La fe de los niños

 

Me disponía a cruzar una carretera, esta mañana, de camino al trabajo. Detrás mía, una madre, con dos pequeños de la mano, caminaba hacia algún sitio.

Enfrente, por el asfalto, una furgoneta atravesaba delante de nosotros, tocando el claxon insistentemente. Al mirarla, pude ver a un hombre que asomaba la cabeza por la ventanilla del copiloto, saludando con la mano y gritando un nombre de mujer.

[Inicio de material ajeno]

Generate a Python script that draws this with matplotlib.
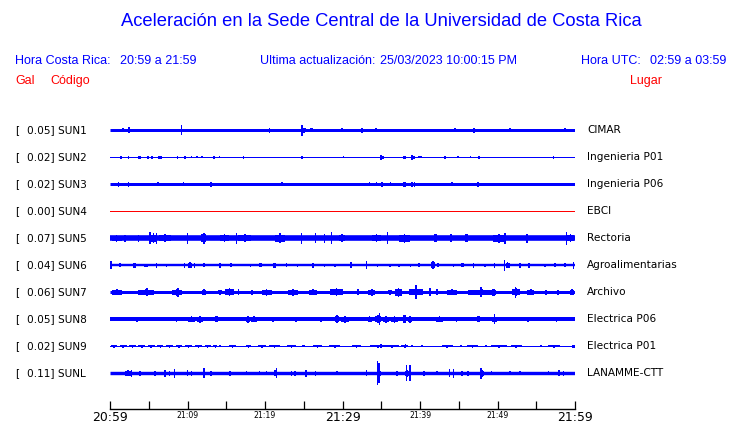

A mis espaldas, la señora de los dos niños se agachaba señalándole a los pequeños la dirección en la que la furgoneta se iba alejando irremediablemente. Estaba claro que la madre no era capaz de que la niña más pequeña entendiese qué quería que mirara, así que la cogió en brazos y, señalando ya casi al final de la calle, le dijo: «mira, allí va papá. Dile adiós». La niña levantó su manita y, por unos pocos segundos, dijo adiós a algo que estaba lejísimos, con el mismo entusiasmo con el que lo hubiera hecho de estar su padre delante de ella. Y siguieron caminando…

 

 

A menudo es complicado tratar de explicarle a alguien que no tiene fe qué es, a pesar de que esas mismas personas la tienen en distintas cosas: el hombre del tiempo, su equipo de fútbol, el amigo que les hace la declaración de la renta, una bruja, los posos de un café… Pues lo de esa niña pequeña, esta mañana, es fe: ese fiarte de alguien, por ser quien es, simplemente porque te lo dice, sin plantearte nada más.

Por supuesto, dependiendo de las aspiraciones vitales de cada uno, elegirá dónde depositar esa fe para que le sirva de apoyo y de guía. Y tendréis que convenir conmigo en que si las aspiraciones de alguien son a la Eternidad, solo hay un Punto al que sujetarse.